January 18th, 2022

NDP puts five urgent changes on the table for Housing Summit

QUEEN'S PARK — With a Housing Summit planned for Wednesday, Ontario NDP Housing critic Jessica Bell (University—Rosedale) is calling for five specific proposals to be on the table — things she said the Doug Ford government can and should do right now to help people afford a home in Ontario.

"Housing prices have been rising out of control for years," Bell said. "It’s really impacting people’s lives. People are putting off having babies because they can’t afford the extra bedroom. Young people are moving hours away from everything they know and love to find an affordable place. People have to spend such a huge portion of their income on housing, they’ve got no breathing room in their budgets.

“Solutions are available, and we need Premier Doug Ford to agree to implement them right now.”

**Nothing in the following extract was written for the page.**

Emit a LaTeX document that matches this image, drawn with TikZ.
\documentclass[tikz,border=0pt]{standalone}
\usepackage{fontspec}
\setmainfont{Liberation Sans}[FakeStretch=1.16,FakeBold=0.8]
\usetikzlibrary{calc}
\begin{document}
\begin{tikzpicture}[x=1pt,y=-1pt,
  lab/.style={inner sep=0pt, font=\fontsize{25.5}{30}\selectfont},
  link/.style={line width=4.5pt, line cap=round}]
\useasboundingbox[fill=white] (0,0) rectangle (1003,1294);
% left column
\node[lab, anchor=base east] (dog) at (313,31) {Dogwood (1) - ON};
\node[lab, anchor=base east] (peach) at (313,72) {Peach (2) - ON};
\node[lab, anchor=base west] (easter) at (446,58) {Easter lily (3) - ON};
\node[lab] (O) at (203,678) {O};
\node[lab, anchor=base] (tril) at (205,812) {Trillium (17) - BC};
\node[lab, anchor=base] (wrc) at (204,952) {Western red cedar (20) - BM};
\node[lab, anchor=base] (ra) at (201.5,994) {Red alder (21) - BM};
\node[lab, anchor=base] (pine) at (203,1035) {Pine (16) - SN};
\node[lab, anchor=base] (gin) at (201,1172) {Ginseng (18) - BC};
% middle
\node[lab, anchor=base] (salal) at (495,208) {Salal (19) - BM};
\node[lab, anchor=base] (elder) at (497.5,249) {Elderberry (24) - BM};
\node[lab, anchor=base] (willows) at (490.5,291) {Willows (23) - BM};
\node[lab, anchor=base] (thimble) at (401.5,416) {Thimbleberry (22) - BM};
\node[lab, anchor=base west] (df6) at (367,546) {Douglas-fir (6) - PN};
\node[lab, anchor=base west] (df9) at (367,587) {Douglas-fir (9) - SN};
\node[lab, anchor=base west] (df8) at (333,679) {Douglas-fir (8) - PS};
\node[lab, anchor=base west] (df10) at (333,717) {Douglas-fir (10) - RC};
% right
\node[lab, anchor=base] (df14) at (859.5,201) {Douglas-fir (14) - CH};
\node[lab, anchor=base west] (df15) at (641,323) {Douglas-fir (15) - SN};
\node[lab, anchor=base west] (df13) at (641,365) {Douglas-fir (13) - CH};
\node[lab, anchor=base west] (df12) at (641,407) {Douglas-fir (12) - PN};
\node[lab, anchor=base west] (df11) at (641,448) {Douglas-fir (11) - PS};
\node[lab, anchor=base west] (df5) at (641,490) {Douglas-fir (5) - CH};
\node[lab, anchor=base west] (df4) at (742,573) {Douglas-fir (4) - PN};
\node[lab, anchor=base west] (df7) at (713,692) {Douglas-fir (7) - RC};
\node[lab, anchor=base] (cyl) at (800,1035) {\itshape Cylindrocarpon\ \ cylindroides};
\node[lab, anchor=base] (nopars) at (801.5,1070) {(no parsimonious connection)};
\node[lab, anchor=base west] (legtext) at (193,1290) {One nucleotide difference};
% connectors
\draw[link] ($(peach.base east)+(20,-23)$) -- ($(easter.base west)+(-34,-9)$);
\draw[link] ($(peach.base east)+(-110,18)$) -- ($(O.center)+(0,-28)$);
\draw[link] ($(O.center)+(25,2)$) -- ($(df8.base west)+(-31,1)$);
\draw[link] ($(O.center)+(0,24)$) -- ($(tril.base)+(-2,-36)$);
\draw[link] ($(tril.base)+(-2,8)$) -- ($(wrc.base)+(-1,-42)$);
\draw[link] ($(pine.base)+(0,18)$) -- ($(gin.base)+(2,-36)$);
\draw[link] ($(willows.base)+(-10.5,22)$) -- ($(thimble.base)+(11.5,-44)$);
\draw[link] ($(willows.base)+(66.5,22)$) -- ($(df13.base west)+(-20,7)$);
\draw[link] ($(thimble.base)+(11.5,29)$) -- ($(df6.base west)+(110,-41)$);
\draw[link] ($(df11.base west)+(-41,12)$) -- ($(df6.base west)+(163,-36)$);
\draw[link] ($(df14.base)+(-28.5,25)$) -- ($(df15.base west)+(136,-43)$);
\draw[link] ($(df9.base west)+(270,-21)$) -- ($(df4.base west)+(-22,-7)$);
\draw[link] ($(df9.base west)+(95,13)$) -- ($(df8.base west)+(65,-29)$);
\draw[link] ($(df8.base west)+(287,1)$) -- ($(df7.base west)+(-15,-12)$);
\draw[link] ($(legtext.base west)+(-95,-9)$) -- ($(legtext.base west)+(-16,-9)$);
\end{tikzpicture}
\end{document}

With the re-scheduled summit set to happen Wednesday, Bell said government after government have ignored proven solutions — and that’s got to stop.

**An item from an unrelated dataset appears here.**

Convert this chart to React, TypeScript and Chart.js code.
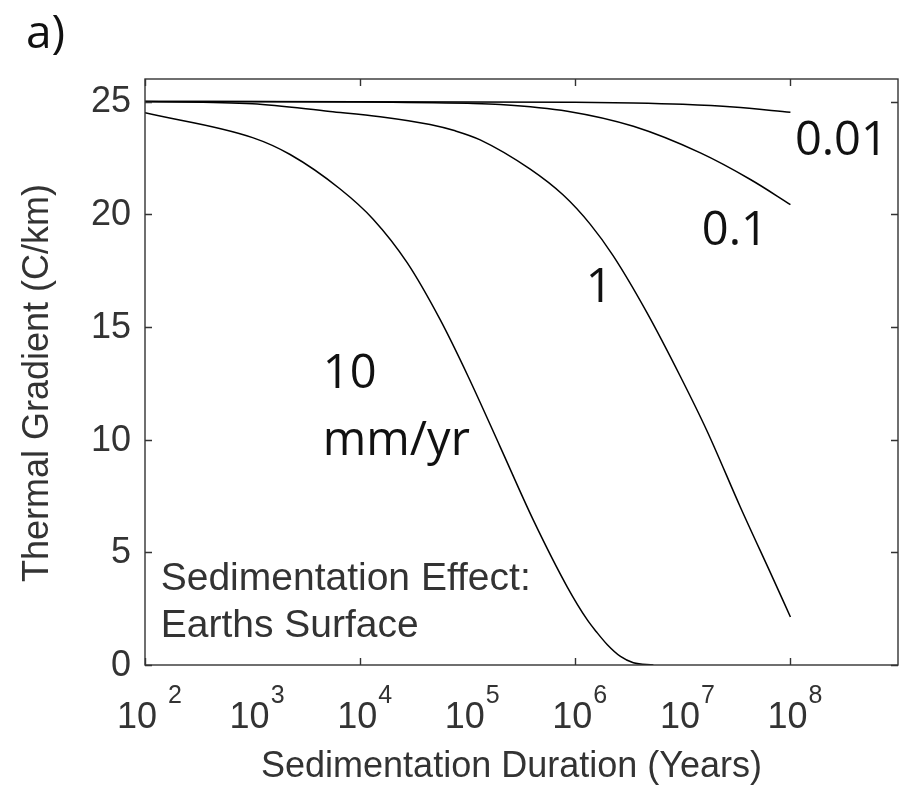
import React, { useEffect, useRef } from "react";
import { Chart, registerables } from "chart.js";

Chart.register(...registerables);

// Sedimentation duration (years) and surface thermal gradient (C/km)
// for four sedimentation rates.
const YEARS_10 = [1e2, 1e3, 2.234e3, 6.516e3, 1.321e4, 2.735e4, 5.546e4, 1.012e5, 2.004e5, 4.064e5, 8.433e5, 1.294e6, 1.585e6, 1.986e6, 2.63e6, 3.467e6, 5.321e6];
const GRADIENT_10 = [24.5, 23.4, 22.65, 21.12, 19.78, 17.85, 15.32, 12.79, 9.68, 6.44, 3.46, 2.0, 1.45, 0.9, 0.38, 0.1, 0.0];

const YEARS_1 = [1e2, 1e3, 5.248e3, 1.535e4, 4.467e4, 7.656e4, 1.306e5, 3.81e5, 7.727e5, 1.38e6, 2.254e6, 4.677e6, 9.484e6, 1.69e7, 3.428e7, 6.95e7, 1e8];
const GRADIENT_1 = [25.0, 24.9, 24.56, 24.33, 23.98, 23.7, 23.3, 22.0, 20.85, 19.55, 18.15, 15.6, 12.8, 10.35, 7.0, 3.8, 2.13];

const YEARS_01 = [1e2, 1e4, 1e5, 2.004e5, 8.433e5, 3.467e6, 1.455e7, 4.246e7, 1e8];
const GRADIENT_01 = [25.0, 24.98, 24.92, 24.87, 24.57, 23.9, 22.72, 21.54, 20.43];

const YEARS_001 = [1e2, 1e6, 3.467e6, 1e7, 2.95e7, 1e8];
const GRADIENT_001 = [25.0, 24.97, 24.94, 24.88, 24.76, 24.52];

const X_LABEL_EXPONENTS = [2, 3, 4, 5, 6, 7, 8];
const X_MARK_EXPONENTS = [2, 4, 6, 8];
const Y_TICKS = [0, 5, 10, 15, 20, 25];

const X_MIN = 1e2;
const X_MAX = 1e9;
const Y_MIN = 0;
const Y_MAX = 26;

const GRAY_FONT = '"Liberation Sans", Arial, sans-serif';
const DARK_FONT = '"Open Sans", "Noto Sans", sans-serif';
const GRAY = "#333";

const toPoints = (xs: number[], ys: number[]) => xs.map((x, i) => ({ x, y: ys[i] }));

const lineStyle = {
  borderColor: "#000",
  borderWidth: 1.5,
  pointRadius: 0,
  fill: false,
  cubicInterpolationMode: "monotone" as const,
};

const decorations = {
  id: "decorations",
  afterDraw(chart: any) {
    const { ctx, chartArea } = chart;
    const xs = chart.scales.x;
    const ys = chart.scales.y;
    const { left, right, top, bottom } = chartArea;

    ctx.save();

    // frame
    ctx.strokeStyle = "#333";
    ctx.lineWidth = 1.4;
    ctx.strokeRect(left, top, right - left, bottom - top);

    // inward tick marks
    const len = 7;
    ctx.beginPath();
    X_MARK_EXPONENTS.forEach((e) => {
      const px = Math.round(xs.getPixelForValue(Math.pow(10, e))) + 0.5;
      ctx.moveTo(px, bottom);
      ctx.lineTo(px, bottom - len);
      ctx.moveTo(px, top);
      ctx.lineTo(px, top + len);
    });
    Y_TICKS.forEach((v) => {
      const py = Math.round(ys.getPixelForValue(v)) + 0.5;
      ctx.moveTo(left, py);
      ctx.lineTo(left + len, py);
      ctx.moveTo(right, py);
      ctx.lineTo(right - len, py);
    });
    ctx.stroke();

    // y tick labels
    ctx.fillStyle = GRAY;
    ctx.font = `36px ${GRAY_FONT}`;
    ctx.textAlign = "right";
    ctx.textBaseline = "middle";
    Y_TICKS.forEach((v) => {
      ctx.fillText(String(v), left - 14, ys.getPixelForValue(v) + 1);
    });

    // x tick labels as powers of ten
    ctx.textBaseline = "alphabetic";
    ctx.textAlign = "left";
    X_LABEL_EXPONENTS.forEach((e, i) => {
      const base = i === 0 ? "10 " : "10";
      const exp = String(e);
      ctx.font = `36px ${GRAY_FONT}`;
      const wb = ctx.measureText(base).width;
      ctx.font = `25px ${GRAY_FONT}`;
      const we = ctx.measureText(exp).width;
      const cx = xs.getPixelForValue(Math.pow(10, e)) + 4;
      const x0 = cx - (wb + we) / 2;
      ctx.font = `36px ${GRAY_FONT}`;
      ctx.fillText(base, x0, bottom + 63);
      ctx.font = `25px ${GRAY_FONT}`;
      ctx.fillText(exp, x0 + wb + 1, bottom + 38);
    });

    // axis titles
    ctx.font = `36px ${GRAY_FONT}`;
    ctx.textAlign = "center";
    ctx.fillText("Sedimentation Duration (Years)", (left + right) / 2 - 10, bottom + 112);
    ctx.save();
    ctx.translate(48, (top + bottom) / 2 + 11);
    ctx.rotate(-Math.PI / 2);
    ctx.fillText("Thermal Gradient (C/km)", 0, 0);
    ctx.restore();

    // inset caption
    ctx.textAlign = "left";
    ctx.font = `39px ${GRAY_FONT}`;
    const capX = xs.getPixelForValue(140);
    ctx.fillText("Sedimentation Effect:", capX, ys.getPixelForValue(3.33));
    ctx.fillText("Earths Surface", capX, ys.getPixelForValue(1.24));

    // rate labels on the curves
    ctx.fillStyle = "#111";
    ctx.font = `47px ${DARK_FONT}`;
    ctx.fillText("0.01", xs.getPixelForValue(1.1e8), ys.getPixelForValue(22.65));
    ctx.fillText("0.1", xs.getPixelForValue(1.5e7), ys.getPixelForValue(18.65));
    ctx.fillText("1", xs.getPixelForValue(1.25e6), ys.getPixelForValue(16.12));
    ctx.fillText("10", xs.getPixelForValue(4.5e3), ys.getPixelForValue(12.3));
    ctx.fillText("mm/yr", xs.getPixelForValue(4.5e3), ys.getPixelForValue(9.33));

    // panel letter
    ctx.font = `46px ${DARK_FONT}`;
    ctx.fillText("a)", 26, 48);

    ctx.restore();
  },
};

export default function App() {
  const canvasRef = useRef<HTMLCanvasElement | null>(null);

  useEffect(() => {
    const canvas = canvasRef.current;
    if (!canvas) return;
    const chart = new Chart(canvas, {
      type: "line",
      data: {
        datasets: [
          { label: "10 mm/yr", data: toPoints(YEARS_10, GRADIENT_10), ...lineStyle },
          { label: "1 mm/yr", data: toPoints(YEARS_1, GRADIENT_1), ...lineStyle },
          { label: "0.1 mm/yr", data: toPoints(YEARS_01, GRADIENT_01), ...lineStyle },
          { label: "0.01 mm/yr", data: toPoints(YEARS_001, GRADIENT_001), ...lineStyle },
        ],
      },
      options: {
        animation: false,
        responsive: false,
        devicePixelRatio: 1,
        layout: { padding: { top: 79, right: 11, bottom: 0, left: 0 } },
        plugins: {
          legend: { display: false },
          tooltip: { enabled: false },
        },
        scales: {
          x: {
            type: "logarithmic",
            min: X_MIN,
            max: X_MAX,
            ticks: { display: false },
            grid: { display: false, drawTicks: false },
            border: { display: false },
            afterFit: (s: any) => {
              s.height = 128;
            },
          },
          y: {
            type: "linear",
            min: Y_MIN,
            max: Y_MAX,
            ticks: { display: false },
            grid: { display: false, drawTicks: false },
            border: { display: false },
            afterFit: (s: any) => {
              s.width = 145;
            },
          },
        },
      },
      plugins: [decorations],
    });
    return () => chart.destroy();
  }, []);

  return (
    <div style={{ position: "fixed", left: 0, top: 0, width: 909, height: 793, background: "#fff" }}>
      <canvas ref={canvasRef} width={909} height={793} style={{ display: "block" }} />
    </div>
  );
}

“Steven Del Duca's Liberals had 15 years — instead of helping everyday buyers and renters, they opened massive loopholes for speculators to get richer while housing prices skyrocketed, and allowed unlimited rent hikes in between tenants,” said Bell. "Renters and buyers are even worse off with Ford, who scrapped rent control on more homes and drove up prices even higher.”

Bell said she hopes the Housing Summit, which includes Ontario’s big-city mayors, spurs actual action from Ford — not another task force, study or statements pointing fingers at other levels of government.

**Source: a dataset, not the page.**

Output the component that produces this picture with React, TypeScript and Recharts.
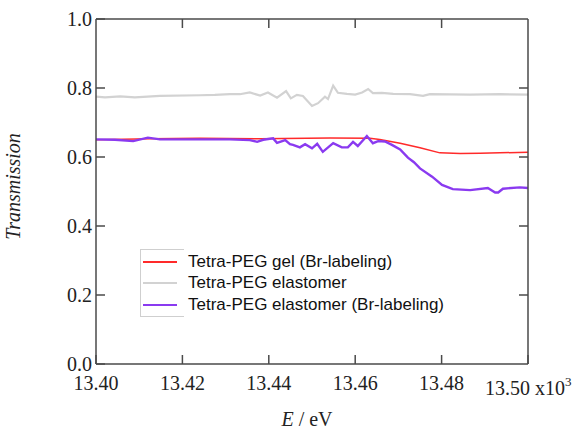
import React from "react";
import { Legend, Line, LineChart, XAxis, YAxis } from "recharts";

// energies in units of 10^3 eV
const gelBrE = [13.4, 13.4125, 13.4241, 13.438, 13.4542, 13.4634, 13.4657, 13.4704, 13.475, 13.4796, 13.4843, 13.4889, 13.4935, 13.5];
const gelBrT = [0.65, 0.653, 0.654, 0.653, 0.655, 0.654, 0.651, 0.64, 0.627, 0.612, 0.61, 0.611, 0.612, 0.614];

const elasE = [
  13.4, 13.4021, 13.4056, 13.409, 13.4148, 13.4241, 13.4275, 13.431, 13.4333, 13.4356, 13.438, 13.4398,
  13.4419, 13.444, 13.4451, 13.4465, 13.4479, 13.45, 13.4514, 13.453, 13.4537, 13.4549, 13.456, 13.4581,
  13.46, 13.4616, 13.463, 13.4641, 13.4662, 13.4688, 13.4727, 13.4757, 13.4773, 13.4866, 13.4935, 13.5,
];
const elasT = [
  0.775, 0.773, 0.776, 0.773, 0.777, 0.779, 0.78, 0.782, 0.782, 0.787, 0.778, 0.787,
  0.772, 0.791, 0.77, 0.78, 0.777, 0.748, 0.756, 0.775, 0.768, 0.807, 0.786, 0.783,
  0.781, 0.787, 0.797, 0.785, 0.786, 0.783, 0.782, 0.777, 0.782, 0.781, 0.782, 0.781,
];

const elasBrE = [
  13.4, 13.4044, 13.4086, 13.412, 13.4148, 13.4241, 13.431, 13.4356, 13.4373, 13.4387, 13.441, 13.4419,
  13.4438, 13.4449, 13.4456, 13.4472, 13.4484, 13.45, 13.4512, 13.4525, 13.4549, 13.4569, 13.4583, 13.4595,
  13.4606, 13.4627, 13.4641, 13.4653, 13.4669, 13.4685, 13.4704, 13.4722, 13.4736, 13.475, 13.4778, 13.4801,
  13.4826, 13.4866, 13.4907, 13.4924, 13.4931, 13.4942, 13.4981, 13.5,
];
const elasBrT = [
  0.651, 0.65, 0.646, 0.656, 0.651, 0.651, 0.651, 0.649, 0.644, 0.65, 0.654, 0.641,
  0.649, 0.637, 0.635, 0.628, 0.637, 0.625, 0.638, 0.615, 0.64, 0.628, 0.628, 0.644,
  0.632, 0.661, 0.64, 0.646, 0.645, 0.635, 0.622, 0.598, 0.585, 0.567, 0.543, 0.519,
  0.507, 0.504, 0.51, 0.497, 0.497, 0.508, 0.512, 0.51,
];

const seriesNames = ["Tetra-PEG gel (Br-labeling)", "Tetra-PEG elastomer", "Tetra-PEG elastomer (Br-labeling)"];
const seriesColors = ["#ff2a2a", "#d2d2d2", "#8a3af0"];

const xTicks = [13.4, 13.42, 13.44, 13.46, 13.48, 13.5];
const xTicksInner = [13.42, 13.44, 13.46, 13.48];
const yTicks = [0, 0.2, 0.4, 0.6, 0.8, 1.0];
const yTicksInner = [0.2, 0.4, 0.6, 0.8];

const toRows = (e: number[], t: number[]) => e.map((v, i) => ({ e: v, t: t[i] }));
const gelBr = toRows(gelBrE, gelBrT);
const elas = toRows(elasE, elasT);
const elasBr = toRows(elasBrE, elasBrT);

const serif = '"Liberation Serif", "Times New Roman", serif';
const frame = "#4a4a4a";

function XTick(props: any) {
  const { x, y, payload } = props;
  if (payload.value >= 13.499) {
    return (
      <text x={x - 43} y={y + 31} fontFamily={serif} fontSize={20} fill="#222">
        13.50 x10
        <tspan dy={-9} fontSize={13}>3</tspan>
      </text>
    );
  }
  return (
    <text x={x} y={y + 26} textAnchor="middle" fontFamily={serif} fontSize={20} fill="#222">
      {payload.value.toFixed(2)}
    </text>
  );
}

function YTick(props: any) {
  const { x, y, payload } = props;
  return (
    <text x={x - 4} y={y + 6.5} textAnchor="end" fontFamily={serif} fontSize={20} fill="#222">
      {payload.value.toFixed(1)}
    </text>
  );
}

const noTick = () => <g />;

// legend drawn in the reference's order, not recharts' sorted order
function LegendBox() {
  return (
    <div style={{ position: "relative", width: 330, height: 67 }}>
      <div
        style={{
          position: "absolute",
          left: 0,
          top: 0,
          width: 43,
          height: 66,
          borderLeft: "1px solid #cfcfcf",
          borderTop: "1px solid #cfcfcf",
          borderBottom: "1px solid #cfcfcf",
        }}
      />
      {seriesNames.map((name, i) => (
        <div
          key={name}
          style={{ position: "absolute", left: 0, top: 2 + i * 21.5, height: 21, display: "flex", alignItems: "center" }}
        >
          <div style={{ width: 34, height: 2, marginLeft: 3, background: seriesColors[i] }} />
          <span
            style={{
              marginLeft: 11,
              fontFamily: '"Liberation Sans", Arial, sans-serif',
              fontSize: 17,
              color: "#111",
              whiteSpace: "nowrap",
            }}
          >
            {name}
          </span>
        </div>
      ))}
    </div>
  );
}

const axisLine = { stroke: frame, strokeWidth: 1.5 };

export default function App() {
  return (
    <div style={{ position: "absolute", left: 0, top: 0, width: 572, height: 430, background: "#fff" }}>
      <LineChart width={572} height={430} margin={{ top: 18, right: 43, bottom: 36, left: 36 }}>
        <XAxis
          xAxisId="b"
          type="number"
          dataKey="e"
          domain={[13.4, 13.5]}
          ticks={xTicks}
          allowDataOverflow
          height={30}
          tickSize={-9}
          tickMargin={9}
          tick={<XTick />}
          axisLine={axisLine}
          tickLine={axisLine}
          label={{
            content: (p: any) => {
              const vb = p.viewBox;
              return (
                <text x={vb.x + vb.width / 2 - 5} y={vb.y + 62} textAnchor="middle" fontFamily={serif} fontSize={20} fill="#222">
                  <tspan fontStyle="italic">E</tspan> / eV
                </text>
              );
            },
          }}
        />
        <XAxis
          xAxisId="t"
          orientation="top"
          type="number"
          dataKey="e"
          domain={[13.4, 13.5]}
          ticks={xTicksInner}
          allowDataOverflow
          height={1}
          tickSize={-9}
          tick={noTick}
          axisLine={axisLine}
          tickLine={axisLine}
        />
        <YAxis
          yAxisId="l"
          type="number"
          domain={[0, 1]}
          ticks={yTicks}
          allowDataOverflow
          width={60}
          tickSize={-9}
          tickMargin={9}
          tick={<YTick />}
          axisLine={axisLine}
          tickLine={axisLine}
          label={{
            content: (p: any) => {
              const vb = p.viewBox;
              const cx = vb.x - 16;
              const cy = vb.y + vb.height / 2 - 5;
              return (
                <text
                  x={cx}
                  y={cy}
                  transform={`rotate(-90 ${cx} ${cy})`}
                  textAnchor="middle"
                  fontFamily={serif}
                  fontStyle="italic"
                  fontSize={20}
                  fill="#222"
                >
                  Transmission
                </text>
              );
            },
          }}
        />
        <YAxis
          yAxisId="r"
          orientation="right"
          type="number"
          domain={[0, 1]}
          ticks={yTicksInner}
          allowDataOverflow
          width={1}
          tickSize={-9}
          tick={noTick}
          axisLine={axisLine}
          tickLine={axisLine}
        />
        <Legend
          layout="vertical"
          align="center"
          verticalAlign="middle"
          wrapperStyle={{ left: 140, top: 249, width: 330 }}
          content={<LegendBox />}
        />
        {/* invisible copy so the mirrored top/right axes get drawn */}
        <Line
          xAxisId="t"
          yAxisId="r"
          data={elas}
          dataKey="t"
          stroke="none"
          dot={false}
          legendType="none"
          isAnimationActive={false}
        />
        <Line
          xAxisId="b"
          yAxisId="l"
          data={elas}
          dataKey="t"
          name={seriesNames[1]}
          stroke={seriesColors[1]}
          strokeWidth={2.2}
          dot={false}
          isAnimationActive={false}
        />
        <Line
          xAxisId="b"
          yAxisId="l"
          data={gelBr}
          dataKey="t"
          name={seriesNames[0]}
          stroke={seriesColors[0]}
          strokeWidth={1.5}
          dot={false}
          isAnimationActive={false}
        />
        <Line
          xAxisId="b"
          yAxisId="l"
          data={elasBr}
          dataKey="t"
          name={seriesNames[2]}
          stroke={seriesColors[2]}
          strokeWidth={2.4}
          dot={false}
          isAnimationActive={false}
        />
      </LineChart>
    </div>
  );
}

The five urgent actions the NDP says Ford can and must take now include:

  1. Stabilize rents by making it illegal for landlords to raise the rent in between tenants beyond provincial guideline increases.
  1. Introduce a speculation and vacancy tax on those who don’t pay taxes in Ontario and who own houses they don’t live in, plus increase the Non-Resident Speculation Tax to 20 per cent, and apply it province-wide.
  1. Change zoning rules so that developers in Toronto are forced to build more affordable housing in every major development, not just near major transit hubs, and so that multi-unit homes — like duplexes and townhouses — are allowed in all neighbourhoods.
  1. Allow municipalities to shift property taxes onto properties worth more than $2 million and shift the tax burden onto the most fortunate.
  1. Immediately commit to funding the building of at least 99,000 affordable housing and supportive housing units.